A couple of years ago BRiCC (www.briccjos.com) was able to buy two kekes after donations from England. The idea was that one would be driven by a Muslim, one by a Christian, thus providing a job for the drivers and rental income for BRiCC.  Some readers may remember the trouble we had in the beginning as the man we were buying from took the money then didn't supply the vehicle for months, despite having plenty of stock.  It's been a struggle to find reliable drivers too, even though both of them had to be recommended and guaranteed by their respective religious leaders.  Recently the driver who paid his rent more reliably has left the keke unused whilst he returns to his village to plant crops.  The other driver, who seemed to regard paying rent as an optional extra, was told that the BRiCC keke would be taken away from him and allocated to someone more trustworthy (an "elderly" person, as BRiCC's director said, not another young man).


Yesterday, in very coincidental timing, we discovered that that keke has been stolen. 

The theft has been reported to the police but hopes are not high of its return.
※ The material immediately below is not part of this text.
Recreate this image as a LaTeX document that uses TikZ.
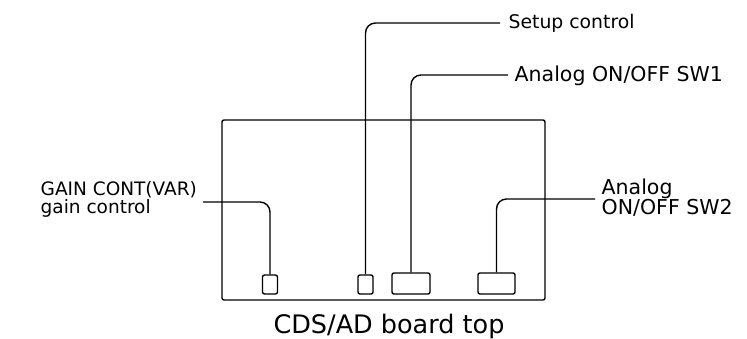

So often in Nigeria ideas intended to benefit people, to bring peace and better livelihoods to those who are struggling, are thwarted by dishonesty at all levels of society, whether that's people given jobs who do no work, rents not paid or corrupt officials creaming off so many millions of naira that projects never get off the ground.  The poor and destitute suffer most but the whole of society is stunted by greed and self-interest. Nigeria has the potential to be great: sometimes it's all too obvious why there are problems.